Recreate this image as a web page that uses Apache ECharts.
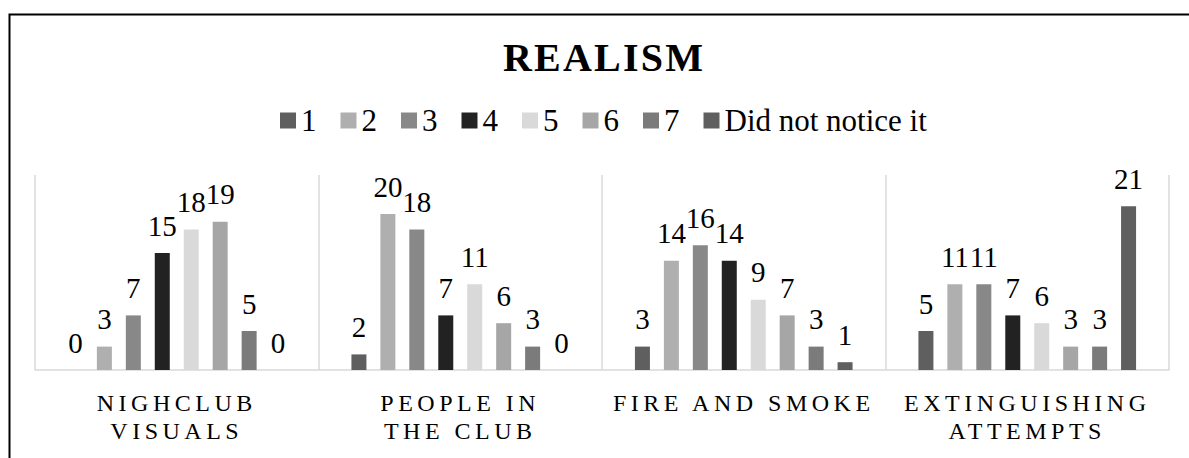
<!DOCTYPE html>
<html>
<head>
<meta charset="utf-8">
<script src="https://cdn.jsdelivr.net/npm/echarts@6/dist/echarts.min.js"></script>
<style>
  html, body { margin: 0; padding: 0; background: #fff; }
  #chart { width: 1189px; height: 458px; }
  #chart text[style*="24px"] { letter-spacing: 4.5px; }
  #chart text[style*="40px"] { letter-spacing: 2.2px; }
</style>
</head>
<body>
<div id="chart"></div>
<script>
const categories = ['NIGHCLUB\nVISUALS', 'PEOPLE IN\nTHE CLUB', 'FIRE AND SMOKE', 'EXTINGUISHING\nATTEMPTS'];
const seriesNames = ['1', '2', '3', '4', '5', '6', '7', 'Did not notice it'];
const s1 = [0, 2, 3, 5];
const s2 = [3, 20, 14, 11];
const s3 = [7, 18, 16, 11];
const s4 = [15, 7, 14, 7];
const s5 = [18, 11, 9, 6];
const s6 = [19, 6, 7, 3];
const s7 = [5, 3, 3, 3];
const sDid = [0, 0, 1, 21];
const seriesValues = [s1, s2, s3, s4, s5, s6, s7, sDid];
const colors = ['#5f5f5f', '#afafaf', '#888888', '#222222', '#d9d9d9', '#a6a6a6', '#7b7b7b', '#5f5f5f'];

const FONT = 'Liberation Serif';

const chart = echarts.init(document.getElementById('chart'), null, { renderer: 'svg' });
chart.setOption({
  animation: false,
  color: colors,
  title: {
    text: 'REALISM',
    left: 498,
    top: 32,
    textStyle: { fontFamily: FONT, fontSize: 40, fontWeight: 'bold', color: '#000' }
  },
  legend: {
    top: 100,
    left: 275,
    itemWidth: 16,
    itemHeight: 16,
    itemGap: 24,
    icon: 'rect',
    textStyle: { fontFamily: FONT, fontSize: 31, color: '#000' },
    data: seriesNames
  },
  graphic: [{
    type: 'rect',
    left: 7, top: 12,
    shape: { width: 1400, height: 700 },
    style: { fill: 'none', stroke: '#000', lineWidth: 2 },
    silent: true
  }],
  grid: { left: 35, right: 20, top: 175, bottom: 88, containLabel: false },
  xAxis: {
    type: 'category',
    data: categories,
    axisLine: { lineStyle: { color: '#d9d9d9', width: 1.5 } },
    axisTick: { show: false },
    splitLine: { show: true, lineStyle: { color: '#d9d9d9', width: 1.5 } },
    axisLabel: {
      fontFamily: FONT, fontSize: 24, color: '#000',
      margin: 19, lineHeight: 28, interval: 0
    }
  },
  yAxis: {
    type: 'value',
    min: 0, max: 25,
    show: false,
    splitLine: { show: false }
  },
  series: seriesValues.map((vals, i) => ({
    name: seriesNames[i],
    type: 'bar',
    data: vals,
    barWidth: 15,
    barGap: '93%',
    itemStyle: { color: colors[i] },
    label: {
      show: true,
      position: 'top',
      distance: 13,
      fontFamily: FONT,
      fontSize: 29,
      color: '#000'
    }
  }))
});
</script>
</body>
</html>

- [Your goal] Leave every image out, and retype the material exactly.

- [Solved problem]
Recreate this image as a web page that uses Apache ECharts.
<!DOCTYPE html>
<html>
<head>
<meta charset="utf-8">
<script src="https://cdn.jsdelivr.net/npm/echarts@6/dist/echarts.min.js"></script>
<style>
  html, body { margin: 0; padding: 0; background: #fff; }
  #chart { width: 1189px; height: 458px; }
  #chart text[style*="24px"] { letter-spacing: 4.5px; }
  #chart text[style*="40px"] { letter-spacing: 2.2px; }
</style>
</head>
<body>
<div id="chart"></div>
<script>
const categories = ['NIGHCLUB\nVISUALS', 'PEOPLE IN\nTHE CLUB', 'FIRE AND SMOKE', 'EXTINGUISHING\nATTEMPTS'];
const seriesNames = ['1', '2', '3', '4', '5', '6', '7', 'Did not notice it'];
const s1 = [0, 2, 3, 5];
const s2 = [3, 20, 14, 11];
const s3 = [7, 18, 16, 11];
const s4 = [15, 7, 14, 7];
const s5 = [18, 11, 9, 6];
const s6 = [19, 6, 7, 3];
const s7 = [5, 3, 3, 3];
const sDid = [0, 0, 1, 21];
const seriesValues = [s1, s2, s3, s4, s5, s6, s7, sDid];
const colors = ['#5f5f5f', '#afafaf', '#888888', '#222222', '#d9d9d9', '#a6a6a6', '#7b7b7b', '#5f5f5f'];

const FONT = 'Liberation Serif';

const chart = echarts.init(document.getElementById('chart'), null, { renderer: 'svg' });
chart.setOption({
  animation: false,
  color: colors,
  title: {
    text: 'REALISM',
    left: 498,
    top: 32,
    textStyle: { fontFamily: FONT, fontSize: 40, fontWeight: 'bold', color: '#000' }
  },
  legend: {
    top: 100,
    left: 275,
    itemWidth: 16,
    itemHeight: 16,
    itemGap: 24,
    icon: 'rect',
    textStyle: { fontFamily: FONT, fontSize: 31, color: '#000' },
    data: seriesNames
  },
  graphic: [{
    type: 'rect',
    left: 7, top: 12,
    shape: { width: 1400, height: 700 },
    style: { fill: 'none', stroke: '#000', lineWidth: 2 },
    silent: true
  }],
  grid: { left: 35, right: 20, top: 175, bottom: 88, containLabel: false },
  xAxis: {
    type: 'category',
    data: categories,
    axisLine: { lineStyle: { color: '#d9d9d9', width: 1.5 } },
    axisTick: { show: false },
    splitLine: { show: true, lineStyle: { color: '#d9d9d9', width: 1.5 } },
    axisLabel: {
      fontFamily: FONT, fontSize: 24, color: '#000',
      margin: 19, lineHeight: 28, interval: 0
    }
  },
  yAxis: {
    type: 'value',
    min: 0, max: 25,
    show: false,
    splitLine: { show: false }
  },
  series: seriesValues.map((vals, i) => ({
    name: seriesNames[i],
    type: 'bar',
    data: vals,
    barWidth: 15,
    barGap: '93%',
    itemStyle: { color: colors[i] },
    label: {
      show: true,
      position: 'top',
      distance: 13,
      fontFamily: FONT,
      fontSize: 29,
      color: '#000'
    }
  }))
});
</script>
</body>
</html>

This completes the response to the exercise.